Let me give you an example:

#include <string>
#include <vector>
struct ding_t {
    std::string dang;
} foo;

strung boom_t {
    vector <ding_t> chuck;
} bar;

int main () {
    vector <boom_t> tom;
    tom.resize(10);
    tom[4].chuck.resize(5);
    tom[4].chuck[3].dang = "jerry";
    tom.erase();

    return 0;
}

in this case, will the memory allocated by

tom[4].chuck.resize(5);

be freed as well? Sorry for my vocabulary, but at this moment I am trying to move from pointers to the more sophisticated cpp language equivalent of vectors. I hope I got my point across. Thanks in advance guys and please just redirect me if this has already been asked, as I've said, I don't know how to circumscribe this question.

Yes, the memory will be freed automatically.

When a vector is destructed it will call the destructor of all the elements it contains. You didn't define a destructor for your struct so the compiler will provide a default one for you (that does nothing).
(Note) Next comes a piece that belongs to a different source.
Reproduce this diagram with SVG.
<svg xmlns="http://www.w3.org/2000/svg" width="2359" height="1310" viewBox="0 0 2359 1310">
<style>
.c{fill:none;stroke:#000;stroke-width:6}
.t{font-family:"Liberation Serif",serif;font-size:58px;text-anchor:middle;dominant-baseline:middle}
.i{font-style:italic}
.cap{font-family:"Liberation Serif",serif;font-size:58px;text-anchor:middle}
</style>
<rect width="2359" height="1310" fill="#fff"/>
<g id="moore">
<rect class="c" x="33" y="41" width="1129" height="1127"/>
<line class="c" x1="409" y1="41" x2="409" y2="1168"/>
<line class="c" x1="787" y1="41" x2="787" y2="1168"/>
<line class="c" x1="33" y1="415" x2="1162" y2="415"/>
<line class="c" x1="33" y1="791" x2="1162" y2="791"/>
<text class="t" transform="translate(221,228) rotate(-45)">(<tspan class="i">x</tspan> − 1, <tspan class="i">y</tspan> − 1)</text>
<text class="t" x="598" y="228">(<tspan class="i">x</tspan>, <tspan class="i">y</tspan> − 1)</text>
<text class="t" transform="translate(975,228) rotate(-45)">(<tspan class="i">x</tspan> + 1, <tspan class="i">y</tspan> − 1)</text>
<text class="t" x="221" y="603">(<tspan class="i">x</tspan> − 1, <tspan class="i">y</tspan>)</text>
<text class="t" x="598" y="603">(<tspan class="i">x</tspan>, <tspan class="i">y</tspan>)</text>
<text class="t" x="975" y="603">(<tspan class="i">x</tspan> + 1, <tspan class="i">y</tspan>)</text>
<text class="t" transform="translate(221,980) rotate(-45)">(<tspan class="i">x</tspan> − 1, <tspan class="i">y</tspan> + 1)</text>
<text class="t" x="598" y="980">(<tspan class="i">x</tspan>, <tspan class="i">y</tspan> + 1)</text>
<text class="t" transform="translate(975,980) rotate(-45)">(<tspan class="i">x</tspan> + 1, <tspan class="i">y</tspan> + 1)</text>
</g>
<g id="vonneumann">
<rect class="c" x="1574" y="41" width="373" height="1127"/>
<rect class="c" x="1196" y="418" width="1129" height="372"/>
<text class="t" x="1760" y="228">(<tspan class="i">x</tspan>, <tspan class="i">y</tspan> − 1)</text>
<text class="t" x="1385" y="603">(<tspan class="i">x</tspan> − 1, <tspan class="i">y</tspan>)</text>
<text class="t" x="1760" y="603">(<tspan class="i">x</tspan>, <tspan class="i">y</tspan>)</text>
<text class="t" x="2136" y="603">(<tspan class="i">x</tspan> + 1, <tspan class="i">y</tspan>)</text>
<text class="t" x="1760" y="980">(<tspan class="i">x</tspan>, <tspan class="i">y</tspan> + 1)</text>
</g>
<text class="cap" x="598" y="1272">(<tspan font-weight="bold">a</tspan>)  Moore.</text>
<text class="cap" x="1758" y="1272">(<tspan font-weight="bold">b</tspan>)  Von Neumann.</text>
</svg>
However if your vector contains pointers to objects it will be your responsibility to call the destructor on the objects before destructing the vector (because the vector will call the destructor of the pointers, not the pointed objects), if you have no other way to access them later.

See http://www.parashift.com/c++-faq-lite/dtors.html#faq-11.11 for the answer to your question and the entire article for a very good treatment of destructors in C++.
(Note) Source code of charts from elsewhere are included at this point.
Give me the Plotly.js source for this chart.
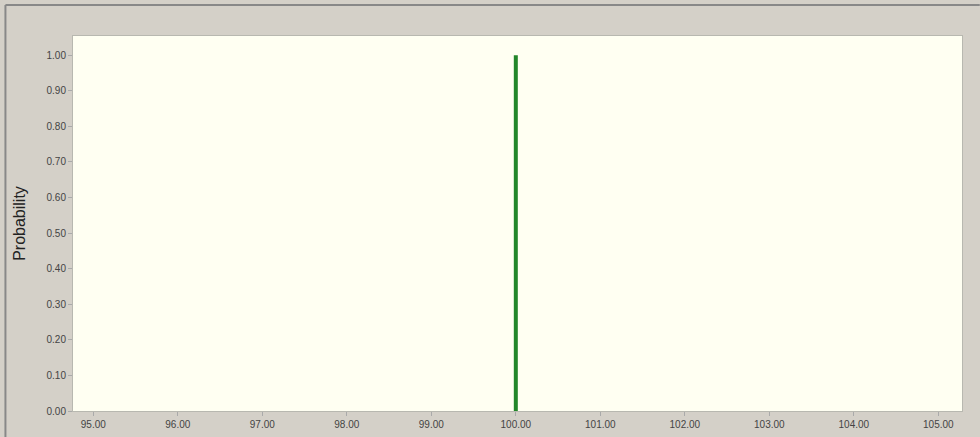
<!DOCTYPE html>
<html><head><meta charset="utf-8">
<script src="https://cdn.plot.ly/plotly-3.0.1.min.js"></script>
<style>html,body{margin:0;padding:0;background:#d4d0c8;}</style>
</head><body><div id="chart" style="width:980px;height:437px;"></div>
<script>
const outcomes = [100.00];
const probabilities = [1.00];
const xTicks = [95,96,97,98,99,100,101,102,103,104,105];
const yTicks = [0,0.1,0.2,0.3,0.4,0.5,0.6,0.7,0.8,0.9,1.0];

const xs = [], ys = [];
outcomes.forEach((o,i)=>{ xs.push(o,o,null); ys.push(0,probabilities[i],null); });

const trace = {x: xs, y: ys, mode: 'lines', line: {color: '#23862a', width: 4}, hoverinfo: 'skip', showlegend: false};

const layout = {
  width: 980, height: 437,
  margin: {l: 73, r: 18, t: 36, b: 26},
  paper_bgcolor: '#d4d0c8',
  plot_bgcolor: '#fffff2',
  font: {family: 'Arial, Liberation Sans, sans-serif', size: 10, color: '#444'},
  xaxis: {range: [94.76, 105.28], tickvals: xTicks, ticktext: xTicks.map(v=>v.toFixed(2)),
    ticks: 'outside', ticklen: 4, tickcolor: '#aaa', showgrid: false, zeroline: false,
    showline: true, linecolor: '#b8b8b0', mirror: true, tickfont: {size: 10, color: '#444'}},
  yaxis: {range: [0, 1.054], tickvals: yTicks, ticktext: yTicks.map(v=>v.toFixed(2)),
    ticks: 'outside', ticklen: 4, tickcolor: '#aaa', showgrid: false, zeroline: false,
    showline: true, linecolor: '#b8b8b0', mirror: true, tickfont: {size: 10, color: '#444'},
    title: {text: 'Probability', font: {size: 16, color: '#222'}, standoff: 16}},
  shapes: [
    {type: 'line', xref: 'paper', yref: 'paper', x0: -0.076, x1: 1.02, y0: 1.083, y1: 1.083, line: {color: '#888', width: 2}},
    {type: 'line', xref: 'paper', yref: 'paper', x0: -0.076, x1: -0.076, y0: 1.083, y1: -0.08, line: {color: '#888', width: 2}}
  ]
};
Plotly.newPlot('chart', [trace], layout, {displayModeBar: false, staticPlot: true});
</script></body></html>
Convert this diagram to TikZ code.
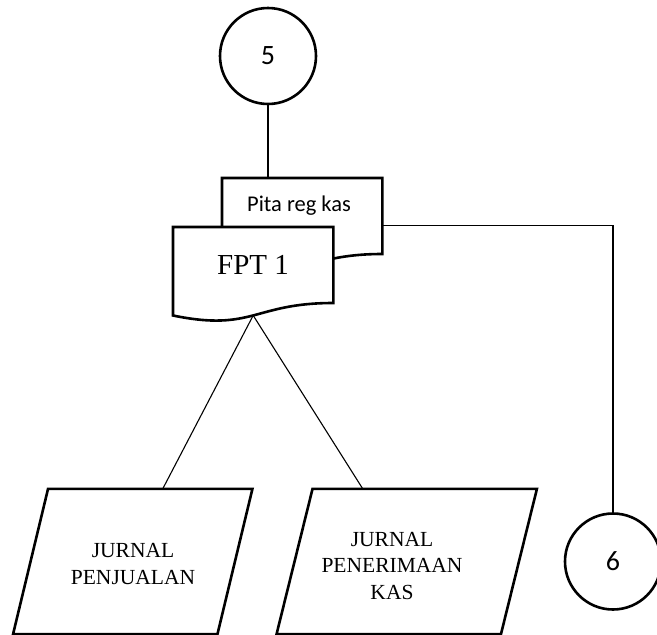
\documentclass[tikz,border=0pt]{standalone}
\usepackage{fontspec}
\setmainfont{Liberation Serif}
\newfontfamily\carlito{Carlito}
\usetikzlibrary{calc}
\begin{document}
\begin{tikzpicture}[x=1pt,y=-1pt,
  outline/.style={line width=2.6pt,line join=miter},
  link/.style={line width=1.1pt},
  connector/.style={circle,draw,line width=2.6pt,minimum size=96pt,inner sep=0pt,
                    font=\carlito\fontsize{28}{30}\selectfont},
  docbox/.style={rectangle,minimum width=160pt,minimum height=95pt,inner sep=0pt,anchor=north west},
  journal/.style={rectangle,minimum height=145pt,inner sep=0pt},
  serif/.style={font=\fontsize{21.5}{26.5}\selectfont,align=center}]
\useasboundingbox (0,0) rectangle (657,635);

% off-page connectors
\node[connector] (c5) at (268,56) {5};
\node[connector] (c6) at (613,561.5) {6};

% document frames (Pita behind FPT)
\node[docbox] (pita) at (222,178) {};
\node[docbox] (fpt) at (173,227) {};

\fill[white] (pita.north west) -- (pita.north east) -- ($(pita.north east)+(0,76)$)
  .. controls ($(pita.north)+(0,76)$) and ($(pita.north)+(0,105)$) .. ($(pita.north west)+(0,88.5)$) -- cycle;
\draw[outline] (pita.north west) -- (pita.north east) -- ($(pita.north east)+(0,76)$)
  .. controls ($(pita.north)+(0,76)$) and ($(pita.north)+(0,105)$) .. ($(pita.north west)+(0,88.5)$) -- cycle;
\node[font=\carlito\fontsize{22.5}{24}\selectfont] (pitatext) at (299,206) {Pita reg kas};

\fill[white] (fpt.north west) -- (fpt.north east) -- ($(fpt.north east)+(0,76)$)
  .. controls ($(fpt.north)+(0,76)$) and ($(fpt.north)+(0,105)$) .. ($(fpt.north west)+(0,88.5)$) -- cycle;
\draw[outline] (fpt.north west) -- (fpt.north east) -- ($(fpt.north east)+(0,76)$)
  .. controls ($(fpt.north)+(0,76)$) and ($(fpt.north)+(0,105)$) .. ($(fpt.north west)+(0,88.5)$)
  coordinate[pos=0.5] (fptbot) -- cycle;
\node[font=\fontsize{29}{31}\selectfont] (fpttext) at (253,265) {FPT 1};

% journals
\node[journal,minimum width=204pt] (jp) at (132.75,561.5) {};
\node[journal,minimum width=224pt] (jk) at (406.75,561.5) {};
\draw[outline] ($(jp.north west)+(17.5,0)$) -- ($(jp.north east)+(17.5,0)$)
  -- ($(jp.south east)+(-17.5,0)$) -- ($(jp.south west)+(-17.5,0)$) -- cycle;
\draw[outline] ($(jk.north west)+(18,0)$) -- ($(jk.north east)+(18,0)$)
  -- ($(jk.south east)+(-18,0)$) -- ($(jk.south west)+(-18,0)$) -- cycle;
\node[serif] (jptext) at (133,564) {JURNAL\\PENJUALAN};
\node[serif] (jktext) at (392,566) {JURNAL\\PENERIMAAN\\KAS};

% connectors
\draw[link] (c5.south) -- (c5.south |- pita.north);
\draw[link] (pita.east) -- (pita.east -| c6) -- (c6.north);
\coordinate (jpin) at ($(jp.north)+(30,0)$);
\coordinate (jkin) at ($(jk.north)+(-44,0)$);
\draw[link] (fptbot) -- (jpin);
\draw[link] (fptbot) -- (jkin);
\end{tikzpicture}
\end{document}
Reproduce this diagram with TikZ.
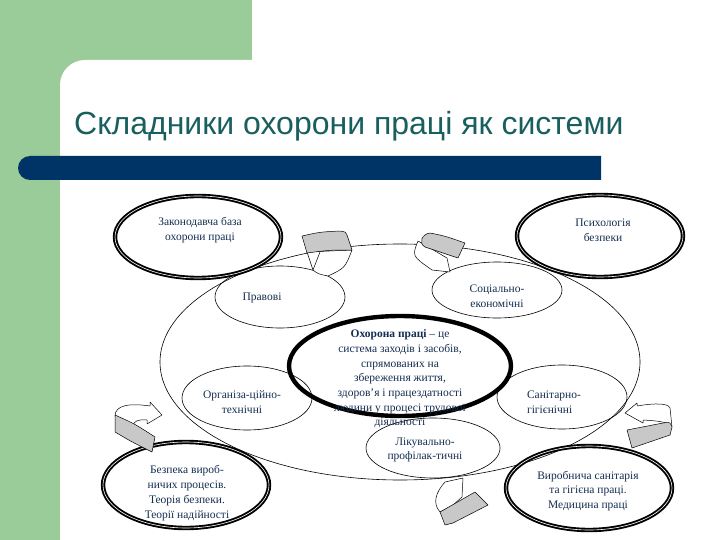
\documentclass[tikz,border=0pt]{standalone}
\usepackage{fontspec}
\setmainfont{Liberation Serif}
\newfontfamily\titlefont{Liberation Sans}
\usetikzlibrary{shapes.geometric}
\definecolor{bggreen}{RGB}{153,204,153}
\definecolor{barblue}{RGB}{0,51,102}
\definecolor{titleteal}{RGB}{25,95,95}
\definecolor{txtblue}{RGB}{20,45,80}
\definecolor{facegray}{RGB}{200,200,200}
\begin{document}
\begin{tikzpicture}[x=1pt,y=-1pt,
 thickell/.style={draw, ellipse, line width=1.9pt, double=white, double distance=0.6pt, inner sep=0pt},
 centerell/.style={draw, ellipse, line width=4.4pt, inner sep=0pt},
 thinell/.style={draw, ellipse, line width=0.6pt, inner sep=0pt},
 lbl/.style={text=txtblue, font=\fontsize{11.5}{14.7}\selectfont, align=center, inner sep=0pt},
 face/.style={fill=facegray, draw=black, line width=0.5pt, line join=round},
 band/.style={fill=white, draw=black, line width=0.5pt, line join=round}]
\useasboundingbox (0,0) rectangle (720,540);
% background
\fill[white] (0,0) rectangle (720,540);
\fill[bggreen] (0,0) rectangle (252,100);
\fill[bggreen] (0,0) rectangle (60,540);
\fill[white, rounded corners=25pt] (60,60) rectangle (760,580);
\fill[white] (252,0) rectangle (720,60);
% bar
\fill[barblue] (601,156) -- (30,156) arc[start angle=90, end angle=270, radius=12pt] -- (601,180) -- cycle;
% title
\node[anchor=base west, text=titleteal, font=\titlefont\fontsize{32}{36}\selectfont, inner sep=0pt] (title) at (74,135) {Складники охорони праці як системи};
% thin ellipses
\node[thinell, minimum width=480pt, minimum height=236pt] (big) at (400,362) {};
\node[thinell, minimum width=130pt, minimum height=62pt] (prav) at (280,297) {};
\node[thinell, minimum width=130pt, minimum height=56pt] (soc) at (497,290) {};
\node[thinell, minimum width=130pt, minimum height=64pt] (org) at (247,398) {};
\node[thinell, minimum width=130pt, minimum height=64pt] (san) at (562,397) {};
\node[thinell, minimum width=134pt, minimum height=60pt] (lik) at (433,448) {};
% thick ellipses
\node[thickell, minimum width=166pt, minimum height=82pt] (zak) at (198,237) {};
\node[thickell, minimum width=166pt, minimum height=82pt] (psy) at (600,236) {};
\node[thickell, minimum width=166pt, minimum height=86pt] (bez) at (186,485) {};
\node[thickell, minimum width=166pt, minimum height=84pt] (vyr) at (589,488) {};
\node[centerell, minimum width=222pt, minimum height=100pt] (core) at (400,366) {};
% curved arrows
% A1
\draw[band] (307,252) -- (313,270) .. controls (318,274) .. (328,276) .. controls (345,268) .. (352,250) -- cycle;
\draw[line width=0.5pt] (320,252) -- (313,270);
\draw[face] (302,236) .. controls (320,232) .. (340,231) .. controls (346,232) .. (347,235) -- (352,250) .. controls (330,250) .. (307,253) -- cycle;
% A2
\draw[band] (418,241) .. controls (412,256) .. (432,270) -- (450,272) -- (447,258) -- cycle;
\draw[face] (425,247) .. controls (418,243) and (422,234) .. (430,233) .. controls (445,236) .. (465,243) -- (458,258) .. controls (440,252) .. (425,247) -- cycle;
% A3
\draw[band] (115,416) .. controls (115,405) and (130,403) .. (150,406) -- (150,402) -- (162,415) -- (147,424) -- (147,420) .. controls (138,419) and (132,422) .. (134,426) -- cycle;
\draw[face] (115,415) .. controls (135,424) .. (155,437) -- (152,452) .. controls (132,442) .. (115,432) -- cycle;
% A4
\draw[band] (625,413) -- (637,403) -- (637,406) .. controls (655,403) and (668,403) .. (670,408) -- (672,427) .. controls (668,422) and (660,421) .. (643,420) -- (643,423) -- cycle;
\draw[face] (627,430) -- (663,423) .. controls (670,422) .. (672,427) -- (670,435) -- (632,448) -- cycle;
% A5
\draw[band] (445,482) -- (463,478) -- (462,497) -- (452,506) -- (440,512) .. controls (432,503) and (436,492) .. (445,482) -- cycle;
\draw[face] (440,512) -- (475,492) -- (488,505) -- (453,523) -- (445,525) -- cycle;
% labels
\node[lbl] (tzak) at (200,230) {Законодавча база\\охорони праці};
\node[lbl] (tpsy) at (603,230) {Психологія\\безпеки};
\node[lbl] (tprav) at (262,298) {Правові};
\node[lbl] (tsoc) at (497,296) {Соціально-\\економічні};
\node[lbl] (tcore) at (400,379) {\textbf{Охорона праці} – це\\система заходів і засобів,\\спрямованих на\\збереження життя,\\здоров’я і працездатності\\людини у процесі трудової\\діяльності};
\node[lbl] (torg) at (242,402) {Організа-ційно-\\технічні};
\node[lbl, align=left] (tsan) at (554,402) {Санітарно-\\гігієнічні};
\node[lbl] (tlik) at (425,450) {Лікувально-\\профілак-тичні};
\node[lbl, font=\fontsize{11.5}{15}\selectfont] (tbez) at (187,493) {Безпека вироб-\\ничих процесів.\\Теорія безпеки.\\Теорії надійності};
\node[lbl] (tvyr) at (588,491) {Виробнича санітарія\\та гігієна праці.\\Медицина праці};
\end{tikzpicture}
\end{document}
As to your second question: yes, the memory allocated by tom[4].chuck.resize(5); will get freed as well, since it is the vector's responsibility to manage its own memory allocations (which is the case for the "resize()" call.)
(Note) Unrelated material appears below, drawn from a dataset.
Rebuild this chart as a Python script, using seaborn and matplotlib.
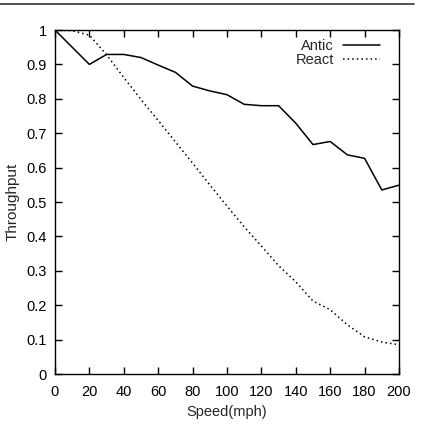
import numpy as np
import pandas as pd
import seaborn as sns
import matplotlib
matplotlib.use("Agg")
import matplotlib.pyplot as plt
from matplotlib.ticker import MultipleLocator, FormatStrFormatter

speed = [0, 10, 20, 30, 40, 50, 60, 70, 80, 90, 100,
         110, 120, 130, 140, 150, 160, 170, 180, 190, 200]
antic = [1.0, 0.95, 0.90, 0.929, 0.929, 0.92, 0.898, 0.877, 0.837, 0.823, 0.812,
         0.784, 0.780, 0.780, 0.729, 0.667, 0.676, 0.637, 0.627, 0.535, 0.549]
react = [1.0, 0.998, 0.985, 0.928, 0.862, 0.798, 0.737, 0.675, 0.613, 0.55, 0.488,
         0.428, 0.372, 0.315, 0.268, 0.212, 0.187, 0.143, 0.108, 0.093, 0.085]

sns.set_style("ticks")
plt.rcParams['font.family'] = ['Liberation Sans', 'DejaVu Sans']
fs = 10.5

fig = plt.figure(figsize=(4.22, 4.30), dpi=100)
ax = fig.add_axes([0.1303, 0.1302, 0.8152, 0.8])

sns.lineplot(x=speed, y=antic, ax=ax, color='black', lw=1.1, label='Antic')
sns.lineplot(x=speed, y=react, ax=ax, color='black', lw=1.1,
             linestyle=(0, (1, 2.0)), label='React')

ax.set_xlim(0, 200)
ax.set_ylim(0, 1)
ax.xaxis.set_major_locator(MultipleLocator(20))
ax.yaxis.set_major_locator(MultipleLocator(0.1))
ax.yaxis.set_major_formatter(FormatStrFormatter('%g'))
ax.tick_params(direction='in', top=True, right=True, length=5, width=1,
               labelsize=fs, colors='black')
ax.tick_params(axis='y', pad=6)
ax.tick_params(axis='x', pad=8)
for s in ax.spines.values():
  s.set_linewidth(1.0)
  s.set_color('black')

ax.set_xlabel("Speed(mph)", fontsize=fs, labelpad=4)
ax.set_ylabel("Throughput", fontsize=11, labelpad=5)

ax.legend(loc='upper right', bbox_to_anchor=(0.983, 1.012), frameon=False,
          markerfirst=False, handlelength=2.55, handletextpad=0.6,
          labelspacing=0.0, fontsize=fs)

# page rule at the top
fig.add_artist(plt.Line2D([0, 0.98], [0.99, 0.99], color='#333333', lw=1.2,
                          transform=fig.transFigure))

fig.savefig("out.png", dpi=100)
Answer: Since you are not allocating the Object dynamically with the new operator, you dont have to deallocate them manually. It's done automatically for you.

Ok. Back to your code :)

If you want to erase the 6th element then use tom.erase (tom.begin()+5) .

And if you want to erase all elements then use tom.erase (tom.begin(),tom.end() ) .

To erase the first 3 elements use tom.erase (tom.begin(),tom.begin()+3).

#include <string>
#include <vector>
using namespace std;

struct ding_t 
{
    std::string dang;
} foo;

struct boom_t {
    std::vector <ding_t> chuck;
} bar;

int main () {
    vector <boom_t> tom;
    tom.resize(10);
    tom[4].chuck.resize(5);
    tom[4].chuck[3].dang = "jerry";

    //error C2661: 'erase' : no overloaded function takes 0 parameters
    //tom.erase( );

    // erase the 6th element
  tom.erase (tom.begin()+5);

    // erase the first 3 elements:
  //tom.erase (tom.begin(),tom.begin()+3);

    // erase everything:
  //tom.erase (tom.begin(),tom.end() );

    return 0;
}

Okay, I've done this little check, just to make sure. (Why didn't I think of this earlier... was quite late yesterday... ) The initial code was badly written and didn't work, apologies for that.

This:

#include <string>
#include <vector>

struct ding_t {
    std::string dang;
} foo;

struct boom_t {
    std::vector <ding_t> chuck;
} bar;

int main () {
    std::vector <boom_t> tom;

    while (true) {
        tom.resize(10);
        tom[4].chuck.resize(5);
        tom[4].chuck[3].dang = "jerry";
        tom.erase( tom.begin(), tom.end() );
    }

    return 0;
}

causes no memory leak, the used memory is stable.